Pertanyaannya kenapa semua fenomena ini bisa terjadi? Apa hubungannya antara pernah terpapar Covid-19 dengan menjadi aib, menjadi malu dan dijauhi di masyarakat?
Setelah saya pelajari, ternyata semua ini terjadi karena kurangnya edukasi akan Covid-19 di masyarakat, terutama masyarakat yang berpendidikan rendah di daerah yang kurang mendapatkan informasi yang akurat tentang Covid-19 ini.

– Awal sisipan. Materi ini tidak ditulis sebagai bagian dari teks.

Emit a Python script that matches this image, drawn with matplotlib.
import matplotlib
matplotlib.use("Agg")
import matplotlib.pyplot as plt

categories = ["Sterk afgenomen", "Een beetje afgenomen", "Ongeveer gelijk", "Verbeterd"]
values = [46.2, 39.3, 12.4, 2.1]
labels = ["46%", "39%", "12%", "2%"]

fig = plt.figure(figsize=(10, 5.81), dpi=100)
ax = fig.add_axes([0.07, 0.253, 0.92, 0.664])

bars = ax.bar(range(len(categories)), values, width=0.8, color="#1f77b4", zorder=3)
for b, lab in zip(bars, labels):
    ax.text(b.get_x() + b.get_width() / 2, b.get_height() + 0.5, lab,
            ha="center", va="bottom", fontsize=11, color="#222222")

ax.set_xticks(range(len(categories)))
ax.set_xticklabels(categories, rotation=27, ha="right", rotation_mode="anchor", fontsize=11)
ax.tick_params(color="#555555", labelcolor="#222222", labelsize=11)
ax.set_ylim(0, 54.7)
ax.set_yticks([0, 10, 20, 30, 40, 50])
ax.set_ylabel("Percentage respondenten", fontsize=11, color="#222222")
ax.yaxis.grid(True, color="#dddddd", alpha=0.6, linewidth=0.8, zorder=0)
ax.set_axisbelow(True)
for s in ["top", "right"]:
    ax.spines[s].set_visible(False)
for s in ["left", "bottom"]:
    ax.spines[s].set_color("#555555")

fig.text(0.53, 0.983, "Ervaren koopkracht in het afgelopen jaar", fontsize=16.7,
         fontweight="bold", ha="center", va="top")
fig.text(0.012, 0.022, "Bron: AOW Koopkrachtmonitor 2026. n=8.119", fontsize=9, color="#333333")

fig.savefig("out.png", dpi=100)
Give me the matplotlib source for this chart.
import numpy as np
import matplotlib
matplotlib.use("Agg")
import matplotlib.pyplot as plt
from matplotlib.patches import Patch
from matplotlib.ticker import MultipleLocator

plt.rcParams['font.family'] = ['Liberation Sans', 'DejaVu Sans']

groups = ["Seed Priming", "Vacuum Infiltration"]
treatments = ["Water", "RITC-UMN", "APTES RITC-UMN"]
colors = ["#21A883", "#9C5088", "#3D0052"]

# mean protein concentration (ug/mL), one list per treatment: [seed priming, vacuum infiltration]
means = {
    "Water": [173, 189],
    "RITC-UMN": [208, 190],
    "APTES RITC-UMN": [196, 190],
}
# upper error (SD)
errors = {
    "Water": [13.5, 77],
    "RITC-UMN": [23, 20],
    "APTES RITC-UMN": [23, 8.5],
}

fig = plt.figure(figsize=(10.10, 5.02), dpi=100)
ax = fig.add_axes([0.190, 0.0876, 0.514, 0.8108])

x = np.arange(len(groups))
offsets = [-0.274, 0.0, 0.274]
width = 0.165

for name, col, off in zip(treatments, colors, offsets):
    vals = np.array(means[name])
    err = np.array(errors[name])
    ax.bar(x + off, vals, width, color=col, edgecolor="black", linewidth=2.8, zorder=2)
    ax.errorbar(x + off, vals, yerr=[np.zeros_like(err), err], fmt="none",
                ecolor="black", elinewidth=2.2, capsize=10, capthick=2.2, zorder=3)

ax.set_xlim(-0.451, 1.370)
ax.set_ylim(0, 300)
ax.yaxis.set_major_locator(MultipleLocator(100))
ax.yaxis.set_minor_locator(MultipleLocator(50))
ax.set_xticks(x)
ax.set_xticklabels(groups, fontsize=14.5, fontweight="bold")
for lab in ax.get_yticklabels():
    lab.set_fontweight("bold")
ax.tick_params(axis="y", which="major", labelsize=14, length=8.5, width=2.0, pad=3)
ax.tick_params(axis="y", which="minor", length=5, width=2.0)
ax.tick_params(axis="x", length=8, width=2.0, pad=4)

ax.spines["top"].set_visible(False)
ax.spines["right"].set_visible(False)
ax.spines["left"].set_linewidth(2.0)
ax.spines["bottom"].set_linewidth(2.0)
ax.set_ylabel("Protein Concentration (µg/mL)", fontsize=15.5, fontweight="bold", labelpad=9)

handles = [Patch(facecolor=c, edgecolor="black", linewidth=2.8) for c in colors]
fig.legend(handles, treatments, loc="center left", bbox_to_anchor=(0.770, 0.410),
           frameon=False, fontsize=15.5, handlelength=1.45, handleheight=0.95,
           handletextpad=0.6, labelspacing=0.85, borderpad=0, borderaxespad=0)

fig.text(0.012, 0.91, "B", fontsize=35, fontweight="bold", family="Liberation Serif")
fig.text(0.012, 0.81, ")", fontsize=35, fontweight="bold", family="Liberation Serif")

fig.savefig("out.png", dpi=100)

Masih ingat diawal masa pandemi merebak di China? Pada awal masa awal-awal pandemi mulai merebak di China, pernah ada pemuka agama yang menyatakan bahwa virus corona adalah Tentara Allah yang diutus oleh Allah untuk melindungi umat Muslim? Pernyataan ini memberikan efek fenomena sosial pada sebagian masyarakat di daerah yang menerima ceramah ini tanpa disaring terlebih dahulu. Apalagi saat itu pihak MUI selaku lembaga negara juga malah membela pernyataan pemuka agama tersebut. Akibatnya adalah masyarakat yang berpendidikan rendah terlanjur menerima mentah-mentah pernyataan ini, sehingga hari ini sebagian masyarakat yang terpapar virus corona menjadi merasa malu, merasa aib karena merasa diri sendiri kurang beriman pada Tuhan sehingga terserang oleh "Tentara Allah". Yach... Tidak mungkin masyarakat tidak merasa aib dan malu ketika terpapar covid-19 ini, karena akan dianggap oleh lingkungannya sebagai orang yang kafir, orang yang tidak beriman sehingga diserang "Tentara Allah", karena bukankah "Tentara Allah" itu hanya akan menyerang orang-orang kafir saja?

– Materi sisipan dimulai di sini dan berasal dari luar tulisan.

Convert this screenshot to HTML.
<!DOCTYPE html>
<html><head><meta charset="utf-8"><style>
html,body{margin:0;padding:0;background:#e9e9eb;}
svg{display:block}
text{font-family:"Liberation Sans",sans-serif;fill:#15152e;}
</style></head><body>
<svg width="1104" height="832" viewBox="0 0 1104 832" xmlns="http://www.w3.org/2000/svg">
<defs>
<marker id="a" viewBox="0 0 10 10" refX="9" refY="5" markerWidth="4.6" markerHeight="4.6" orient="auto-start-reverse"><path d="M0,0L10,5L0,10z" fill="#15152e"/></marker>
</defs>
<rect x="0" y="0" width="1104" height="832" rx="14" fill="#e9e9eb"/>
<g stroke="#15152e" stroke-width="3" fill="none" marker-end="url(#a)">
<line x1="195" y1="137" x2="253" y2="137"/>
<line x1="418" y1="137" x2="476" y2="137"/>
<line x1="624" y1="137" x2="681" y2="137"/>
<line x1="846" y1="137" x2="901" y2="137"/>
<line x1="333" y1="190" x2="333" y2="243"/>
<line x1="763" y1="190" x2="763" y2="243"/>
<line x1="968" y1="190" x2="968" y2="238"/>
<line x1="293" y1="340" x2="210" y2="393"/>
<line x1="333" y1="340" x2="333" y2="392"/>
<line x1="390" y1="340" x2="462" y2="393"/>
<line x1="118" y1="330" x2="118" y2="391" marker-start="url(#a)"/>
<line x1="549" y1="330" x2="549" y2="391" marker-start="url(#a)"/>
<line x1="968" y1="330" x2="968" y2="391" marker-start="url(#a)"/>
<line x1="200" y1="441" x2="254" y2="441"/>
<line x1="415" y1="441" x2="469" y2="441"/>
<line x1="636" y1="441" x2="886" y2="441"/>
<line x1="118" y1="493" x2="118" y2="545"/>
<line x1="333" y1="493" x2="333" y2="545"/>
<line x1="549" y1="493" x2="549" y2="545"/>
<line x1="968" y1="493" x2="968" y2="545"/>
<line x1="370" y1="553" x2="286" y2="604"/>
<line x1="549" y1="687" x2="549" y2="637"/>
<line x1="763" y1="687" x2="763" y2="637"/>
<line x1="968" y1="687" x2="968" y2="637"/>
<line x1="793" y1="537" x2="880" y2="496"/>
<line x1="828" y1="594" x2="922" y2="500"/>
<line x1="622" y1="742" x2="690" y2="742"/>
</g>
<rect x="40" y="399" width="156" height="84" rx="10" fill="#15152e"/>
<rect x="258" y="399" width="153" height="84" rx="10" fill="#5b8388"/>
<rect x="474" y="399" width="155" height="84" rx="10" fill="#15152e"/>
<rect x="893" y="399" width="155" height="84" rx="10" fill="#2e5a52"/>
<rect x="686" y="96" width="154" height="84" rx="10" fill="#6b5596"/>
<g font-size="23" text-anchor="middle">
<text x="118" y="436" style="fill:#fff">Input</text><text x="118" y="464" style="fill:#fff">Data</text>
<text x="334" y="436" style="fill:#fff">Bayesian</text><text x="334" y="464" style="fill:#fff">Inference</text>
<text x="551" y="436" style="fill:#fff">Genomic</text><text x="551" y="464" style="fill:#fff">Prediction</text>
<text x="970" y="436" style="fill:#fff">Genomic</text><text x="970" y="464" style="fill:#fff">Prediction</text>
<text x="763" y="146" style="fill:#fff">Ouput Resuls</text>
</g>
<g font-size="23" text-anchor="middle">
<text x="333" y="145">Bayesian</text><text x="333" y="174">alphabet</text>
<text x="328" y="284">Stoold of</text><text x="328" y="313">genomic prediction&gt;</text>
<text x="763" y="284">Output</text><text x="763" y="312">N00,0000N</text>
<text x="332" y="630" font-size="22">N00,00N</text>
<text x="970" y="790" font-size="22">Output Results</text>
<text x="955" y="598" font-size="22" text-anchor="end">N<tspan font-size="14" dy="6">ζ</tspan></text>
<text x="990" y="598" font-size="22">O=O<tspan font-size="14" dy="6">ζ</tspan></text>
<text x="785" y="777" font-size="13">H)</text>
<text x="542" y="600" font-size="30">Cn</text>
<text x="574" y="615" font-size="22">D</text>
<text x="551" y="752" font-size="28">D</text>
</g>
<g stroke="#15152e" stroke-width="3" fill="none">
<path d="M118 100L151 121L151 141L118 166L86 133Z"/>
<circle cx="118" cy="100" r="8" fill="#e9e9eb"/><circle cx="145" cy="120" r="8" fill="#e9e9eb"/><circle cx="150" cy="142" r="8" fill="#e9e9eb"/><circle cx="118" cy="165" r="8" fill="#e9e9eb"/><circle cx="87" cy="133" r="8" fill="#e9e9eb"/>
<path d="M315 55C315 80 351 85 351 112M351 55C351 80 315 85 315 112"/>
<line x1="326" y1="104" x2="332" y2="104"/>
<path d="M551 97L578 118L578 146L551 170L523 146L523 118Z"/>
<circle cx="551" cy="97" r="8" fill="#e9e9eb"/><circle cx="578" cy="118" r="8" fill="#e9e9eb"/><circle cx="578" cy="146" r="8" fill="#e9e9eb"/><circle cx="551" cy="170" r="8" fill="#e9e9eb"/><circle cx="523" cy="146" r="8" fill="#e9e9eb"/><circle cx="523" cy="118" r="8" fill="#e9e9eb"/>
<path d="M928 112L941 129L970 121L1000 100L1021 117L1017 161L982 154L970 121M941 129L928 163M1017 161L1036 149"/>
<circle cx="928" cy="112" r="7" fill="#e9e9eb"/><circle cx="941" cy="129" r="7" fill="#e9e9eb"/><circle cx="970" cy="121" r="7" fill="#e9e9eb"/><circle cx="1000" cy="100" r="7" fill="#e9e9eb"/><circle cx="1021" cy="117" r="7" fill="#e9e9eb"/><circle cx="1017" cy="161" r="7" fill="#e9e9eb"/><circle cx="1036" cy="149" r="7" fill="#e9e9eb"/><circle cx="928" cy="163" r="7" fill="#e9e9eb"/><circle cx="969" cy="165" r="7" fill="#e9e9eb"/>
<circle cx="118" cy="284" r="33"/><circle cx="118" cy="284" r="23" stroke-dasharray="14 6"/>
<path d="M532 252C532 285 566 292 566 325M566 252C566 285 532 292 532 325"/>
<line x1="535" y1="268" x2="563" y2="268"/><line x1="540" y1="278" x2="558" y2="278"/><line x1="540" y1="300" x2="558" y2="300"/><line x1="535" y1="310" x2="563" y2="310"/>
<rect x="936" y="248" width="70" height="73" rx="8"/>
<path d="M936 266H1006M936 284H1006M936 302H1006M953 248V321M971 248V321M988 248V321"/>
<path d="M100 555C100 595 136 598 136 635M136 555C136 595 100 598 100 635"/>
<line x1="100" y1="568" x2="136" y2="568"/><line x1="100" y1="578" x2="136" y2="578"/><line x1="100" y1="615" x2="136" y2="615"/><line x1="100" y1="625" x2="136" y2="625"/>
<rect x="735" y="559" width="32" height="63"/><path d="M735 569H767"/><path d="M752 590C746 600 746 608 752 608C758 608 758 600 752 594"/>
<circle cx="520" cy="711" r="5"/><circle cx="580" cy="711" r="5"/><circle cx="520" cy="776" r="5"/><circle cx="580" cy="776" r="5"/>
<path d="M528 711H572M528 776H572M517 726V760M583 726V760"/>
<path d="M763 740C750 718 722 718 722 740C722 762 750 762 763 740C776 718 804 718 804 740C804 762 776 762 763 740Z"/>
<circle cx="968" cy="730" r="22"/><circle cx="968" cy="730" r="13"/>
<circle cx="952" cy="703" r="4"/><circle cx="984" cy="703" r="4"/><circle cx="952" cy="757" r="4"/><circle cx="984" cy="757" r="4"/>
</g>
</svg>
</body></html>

Dalam hal ini sangat dibutuhkan peranan pemerintah dan para pemuka agama untuk memberikan edukasi yang benar tentang pandemi ini kepada masyarakat luas. Pandemi ini adalah bencana kemanusiaan, alangkah bijaknya jika kita semua bisa bersatu untuk berperang melawan pandemi ini, dan bukan sebaliknya saling menyudutkan pihak lain.
Selain itu ada faktor lain yaitu kurangnya pengetahuan masyarakat yang masih menganggap bahwa kalau terserang Covid-19 akan menjadi pembawa virus selamanya bagi orang lain. Sehingga orang yang pernah terpapar Covid-19 walaupun sudah sembuh, selalu dijauhi oleh orang lain karena takut dianggap sebagai pembawa virus. Akibatnya orang-orang walaupun sudah ada gejala covid-19 tetap enggan memeriksakan dirinya ke rumah sakit, enggan test swab antigen ataupun PCR, sehingga akhirnya malah menjadi penyebar virus di masyarakat. Hal ini terjadi karena mereka takut dikucilkan dari masyarakat, takut toko mereka menjadi tidak laku, dll.

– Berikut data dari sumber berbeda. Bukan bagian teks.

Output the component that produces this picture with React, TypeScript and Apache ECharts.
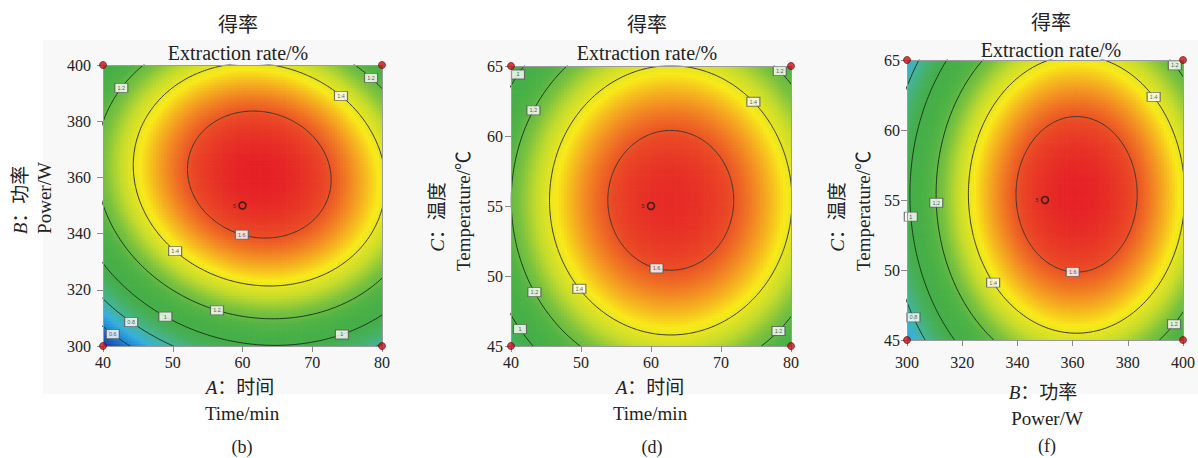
import React, { useEffect, useRef } from "react";
import * as echarts from "echarts";

// ---- Fitted response-surface model (coded factors, -1..1) ----
const intercept = 1.666;
const linearCoef = [0.103, 0.217, 0.024]; // A, B, C
const interactionCoef = [-0.068, 0.0, 0.0]; // AB, AC, BC
const quadraticCoef = [-0.365, -0.474, -0.296]; // A², B², C²

// ---- Factors ----
const factorLetter = ["A", "B", "C"];
const factorCn = ["时间", "功率", "温度"];
const factorEn = ["Time/min", "Power/W", "Temperature/℃"];
const factorLow = [40, 300, 45];
const factorHigh = [80, 400, 65];
const factorTickStep = [10, 20, 5];

// ---- Contours ----
const contourLevels = [0.6, 0.8, 1.0, 1.2, 1.4, 1.6];
const colorMin = 0.44;
const colorMax = 1.7;
const colorRamp = [
  "#1a3a9c", "#1c5cc0", "#2088d6", "#38b0dc", "#44b4a0",
  "#46b16a", "#45ae4a", "#46af47", "#52b445", "#7cc23e",
  "#c6dc2c", "#f8ea1a", "#f49a22", "#ea4a26", "#e51e26",
];

// ---- Panels: (x factor, y factor) ----
const panelFactors = [[0, 1], [0, 2], [1, 2]];
const panelTags = ["(b)", "(d)", "(f)"];
const centerReplicates = "5";

// contour label positions: [x, y, level]
const labelsB = [
  [42.4, 392.2, 1.2], [79.4, 397.5, 1.2], [74.4, 389.7, 1.4], [60.0, 340.5, 1.6],
  [50.4, 333.9, 1.4], [56.4, 313.2, 1.2], [49.0, 310.7, 1.0], [74.0, 305.3, 1.0],
  [44.0, 308.4, 0.8], [41.4, 304.2, 0.6],
];
const labelsD = [
  [40.5, 64.6, 1.0], [42.7, 62.0, 1.2], [78.5, 64.7, 1.2], [74.8, 62.55, 1.4],
  [60.9, 50.8, 1.6], [50.0, 49.2, 1.4], [43.5, 48.9, 1.2], [41.5, 46.3, 1.0],
  [78.0, 46.2, 1.2],
];
const labelsF = [
  [396.2, 64.4, 1.2], [388.7, 62.2, 1.4], [310.1, 54.8, 1.2], [301.0, 53.8, 1.0],
  [332.2, 49.3, 1.4], [360.1, 50.1, 1.6], [303.6, 46.8, 0.8], [397.6, 45.9, 1.2],
];
const panelLabels = [labelsB, labelsD, labelsF];

// ---- Layout (not data) ----
const grids = [
  { left: 103, top: 65, width: 279, height: 281 },
  { left: 511, top: 66, width: 280, height: 280 },
  { left: 907, top: 60, width: 279, height: 280 },
];
const yLabelMargin = [12, 8, 7];
const xLabelMargin = [8, 8, 14];
const FONT = '"Liberation Serif", "Noto Sans CJK SC", serif';
const GRID_N = 100;

const pairIndex = (i: number, j: number) => (i === 0 && j === 1 ? 0 : i === 0 && j === 2 ? 1 : 2);
const mid = (f: number) => (factorLow[f] + factorHigh[f]) / 2;
const half = (f: number) => (factorHigh[f] - factorLow[f]) / 2;
const toReal = (f: number, c: number) => mid(f) + c * half(f);
const toCoded = (f: number, r: number) => (r - mid(f)) / half(f);

function panelModel(i: number, j: number) {
  const bi = linearCoef[i], bj = linearCoef[j];
  const bij = interactionCoef[pairIndex(i, j)];
  const bii = quadraticCoef[i], bjj = quadraticCoef[j];
  const f = (x: number, y: number) =>
    intercept + bi * x + bj * y + bij * x * y + bii * x * x + bjj * y * y;
  const det = bii * bjj - (bij * bij) / 4;
  const cx = (-0.5 * (bjj * bi - (bij / 2) * bj)) / det;
  const cy = (-0.5 * (-(bij / 2) * bi + bii * bj)) / det;
  const fmax = f(cx, cy);
  const q = (c: number, s: number) => -(bii * c * c + bij * c * s + bjj * s * s);
  return { f, cx, cy, fmax, q };
}

function fmtLevel(v: number) {
  return Number.isInteger(v) ? String(v) : v.toFixed(1);
}

function textEl(text: string, x: number, y: number, size: number, rotate = false, rich = false) {
  const style: any = {
    text,
    fontSize: size,
    fontFamily: FONT,
    fill: "#222",
    align: "center",
    verticalAlign: "middle",
    textAlign: "center",
    textVerticalAlign: "middle",
  };
  if (rich) {
    style.rich = {
      i: { fontStyle: "italic", fontSize: size, fontFamily: FONT, fill: "#222" },
      n: { fontSize: size, fontFamily: FONT, fill: "#222" },
    };
  }
  return {
    type: "text",
    x,
    y,
    rotation: rotate ? Math.PI / 2 : 0,
    silent: true,
    z: 20,
    style,
  };
}

function buildOption() {
  const xAxis: any[] = [];
  const yAxis: any[] = [];
  const heatSeries: any[] = [];
  const otherSeries: any[] = [];

  panelFactors.forEach(([fi, fj], p) => {
    const m = panelModel(fi, fj);
    const axisCommon = {
      gridIndex: p,
      type: "value",
      z: 10,
      splitLine: { show: false },
      axisLine: { show: true, onZero: false, lineStyle: { color: "#9a9a9a", width: 1 } },
      axisTick: { show: true, length: 6, lineStyle: { color: "#8a8a8a" } },
    };
    xAxis.push({
      ...axisCommon,
      position: "bottom",
      min: factorLow[fi],
      max: factorHigh[fi],
      interval: factorTickStep[fi],
      axisLabel: { fontSize: 16, fontFamily: FONT, color: "#222", margin: xLabelMargin[p] },
    });
    yAxis.push({
      ...axisCommon,
      position: "left",
      min: factorLow[fj],
      max: factorHigh[fj],
      interval: factorTickStep[fj],
      axisLabel: { fontSize: 16, fontFamily: FONT, color: "#222", margin: yLabelMargin[p] },
    });

    // heat cells
    const cells: number[][] = [];
    const dxc = 2 / GRID_N;
    for (let a = 0; a < GRID_N; a++) {
      for (let b = 0; b < GRID_N; b++) {
        const u = -1 + dxc * (a + 0.5);
        const v = -1 + dxc * (b + 0.5);
        cells.push([toReal(fi, u), toReal(fj, v), +m.f(u, v).toFixed(4)]);
      }
    }
    const dX = (factorHigh[fi] - factorLow[fi]) / GRID_N;
    const dY = (factorHigh[fj] - factorLow[fj]) / GRID_N;
    heatSeries.push({
      type: "custom",
      xAxisIndex: p,
      yAxisIndex: p,
      silent: true,
      clip: true,
      z: 1,
      encode: { x: 0, y: 1 },
      data: cells,
      renderItem: (params: any, api: any) => {
        const x = api.value(0);
        const y = api.value(1);
        const p0 = api.coord([x - dX / 2, y + dY / 2]);
        const p1 = api.coord([x + dX / 2, y - dY / 2]);
        return {
          type: "rect",
          shape: { x: p0[0], y: p0[1], width: p1[0] - p0[0] + 0.7, height: p1[1] - p0[1] + 0.7 },
          style: { fill: api.visual("color") },
        };
      },
    });

    // contour lines
    contourLevels.forEach((L) => {
      if (L >= m.fmax) return;
      const pts: number[][] = [];
      const STEPS = 360;
      for (let k = 0; k <= STEPS; k++) {
        const t = (k / STEPS) * Math.PI * 2;
        const c = Math.cos(t), s = Math.sin(t);
        const r = Math.sqrt((m.fmax - L) / m.q(c, s));
        pts.push([toReal(fi, m.cx + r * c), toReal(fj, m.cy + r * s)]);
      }
      otherSeries.push({
        type: "line",
        xAxisIndex: p,
        yAxisIndex: p,
        data: pts,
        showSymbol: false,
        symbol: "none",
        silent: true,
        clip: true,
        z: 3,
        lineStyle: { color: L >= 1.4 ? "#3a3a30" : "#1f3a22", width: 1 },
      });
    });

    // contour labels snapped to the contour
    const lab = panelLabels[p].map(([x, y, L]) => {
      const u = toCoded(fi, x) - m.cx;
      const v = toCoded(fj, y) - m.cy;
      const len = Math.hypot(u, v) || 1;
      const c = u / len, s = v / len;
      const r = Math.sqrt(Math.max(0, m.fmax - L) / m.q(c, s));
      return [toReal(fi, m.cx + r * c), toReal(fj, m.cy + r * s), L];
    });
    otherSeries.push({
      type: "scatter",
      xAxisIndex: p,
      yAxisIndex: p,
      data: lab,
      symbol: "rect",
      symbolSize: [13, 9],
      silent: true,
      clip: false,
      z: 5,
      itemStyle: { color: "#ffffff", borderColor: "#555", borderWidth: 1 },
      label: {
        show: true,
        position: "inside",
        fontSize: 5.5,
        color: "#333",
        formatter: (d: any) => fmtLevel(d.value[2]),
      },
    });

    // design points: corners
    const corners = [
      [factorLow[fi], factorLow[fj]], [factorLow[fi], factorHigh[fj]],
      [factorHigh[fi], factorLow[fj]], [factorHigh[fi], factorHigh[fj]],
    ];
    otherSeries.push({
      type: "scatter",
      xAxisIndex: p,
      yAxisIndex: p,
      data: corners,
      symbol: "circle",
      symbolSize: 7,
      silent: true,
      clip: false,
      z: 12,
      itemStyle: { color: "#c0121c", borderColor: "#6a0000", borderWidth: 0.8 },
    });
    // center point
    otherSeries.push({
      type: "scatter",
      xAxisIndex: p,
      yAxisIndex: p,
      data: [[mid(fi), mid(fj)]],
      symbol: "circle",
      symbolSize: 7,
      silent: true,
      clip: false,
      z: 12,
      itemStyle: { color: "rgba(0,0,0,0)", borderColor: "#1a1a1a", borderWidth: 1.6 },
      label: {
        show: true,
        position: "left",
        distance: 2,
        fontSize: 6,
        color: "#222",
        formatter: centerReplicates,
      },
    });
  });

  // frame axes (top / right)
  panelFactors.forEach(([fi, fj], p) => {
    const frame = {
      gridIndex: p,
      type: "value",
      z: 10,
      axisLine: { show: true, onZero: false, lineStyle: { color: "#9a9a9a", width: 1 } },
      axisTick: { show: false },
      axisLabel: { show: false },
      splitLine: { show: false },
    };
    xAxis.push({ ...frame, position: "top", min: factorLow[fi], max: factorHigh[fi] });
    yAxis.push({ ...frame, position: "right", min: factorLow[fj], max: factorHigh[fj] });
  });

  // texts
  const gfx: any[] = [
    {
      type: "rect",
      shape: { x: 43, y: 40, width: 1155, height: 354 },
      style: { fill: "#f8f8f8" },
      silent: true,
      z: -10,
    },
  ];
  const titleX = [238, 647, 1051];
  const titleY1 = [25, 25, 23];
  const titleY2 = [53, 53, 50];
  const xNameX = [240, 650, 1043];
  const xNameY = [387, 387, 392];
  const xEnX = [242, 650, 1047];
  const xEnY = [413, 413, 418];
  const tagX = [242, 652, 1047];
  const tagY = [447, 447, 446];
  const yNameX = [20, 437, 837];
  const yNameY = [200, 217, 217];
  const yEnX = [44, 463, 863];
  const yEnY = [198, 211, 211];
  panelFactors.forEach(([fi, fj], p) => {
    gfx.push(textEl("得率", titleX[p], titleY1[p], 20));
    gfx.push(textEl("Extraction rate/%", titleX[p], titleY2[p], 20));
    gfx.push(textEl(`{i|${factorLetter[fi]}}{n|：${factorCn[fi]}}`, xNameX[p], xNameY[p], 19, false, true));
    gfx.push(textEl(factorEn[fi], xEnX[p], xEnY[p], 19));
    gfx.push(textEl(panelTags[p], tagX[p], tagY[p], 18));
    gfx.push(textEl(`{i|${factorLetter[fj]}}{n|：${factorCn[fj]}}`, yNameX[p], yNameY[p], 19, true, true));
    gfx.push(textEl(factorEn[fj], yEnX[p], yEnY[p], 19, true));
  });

  return {
    animation: false,
    backgroundColor: "#ffffff",
    grid: grids.map((g) => ({ ...g, containLabel: false })),
    xAxis,
    yAxis,
    visualMap: {
      type: "continuous",
      show: false,
      min: colorMin,
      max: colorMax,
      dimension: 2,
      seriesIndex: heatSeries.map((_, i) => i),
      inRange: { color: colorRamp },
    },
    graphic: gfx,
    series: [...heatSeries, ...otherSeries],
  };
}

export default function App() {
  const ref = useRef<HTMLDivElement>(null);
  useEffect(() => {
    if (!ref.current) return;
    const chart = echarts.init(ref.current, null, { renderer: "svg" });
    chart.setOption(buildOption() as any);
    return () => chart.dispose();
  }, []);
  return (
    <div
      ref={ref}
      style={{ position: "absolute", left: 0, top: 0, width: 1198, height: 458 }}
    />
  );
}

Di sini tentu sangat dibutuhkan peranan pemerintah untuk memberikan edukasi pada semua orang bahwa orang yang sudah sembuh sudah tidak akan menjadi penyebar virus bagi orang lain. Jika tidak, akan semakin banyak masyarakat menganggap virus ini sebagai sesuatu yang aib, sesuatu yang memalukan sehingga mereka tidak menerima fakta tentang virus ini, tidak ingin melakukan test swab antigen ataupun PCR, akibatnya adalah terjadi OTG dimana-mana dan membuat virus corona ini makin tersebar ke semua orang.
Akhir kata, semoga tulisan ini akan bermanfaat dan membuka wawasan kita semua tentang Covid-19. Jika ada tulisan saya yang tidak sempurna, saya mohon masukan dari teman-teman semua. Dan jika ada tulisan saya yang menyinggung pihak tertentu, saya mohon maaf sedalam-dalamnya. Tidak ada maksud saya untuk menyinggung pihak manapun juga. Semoga kita semua bisa bersatu dan bergandengan tangan dalam memerangi bencana kemanusiaan yang bernama Covid-19 ini.
Ingat untuk selalu jaga kesehatan dengan rutin berolahraga dan taati prokes selalu. Salam Sehat.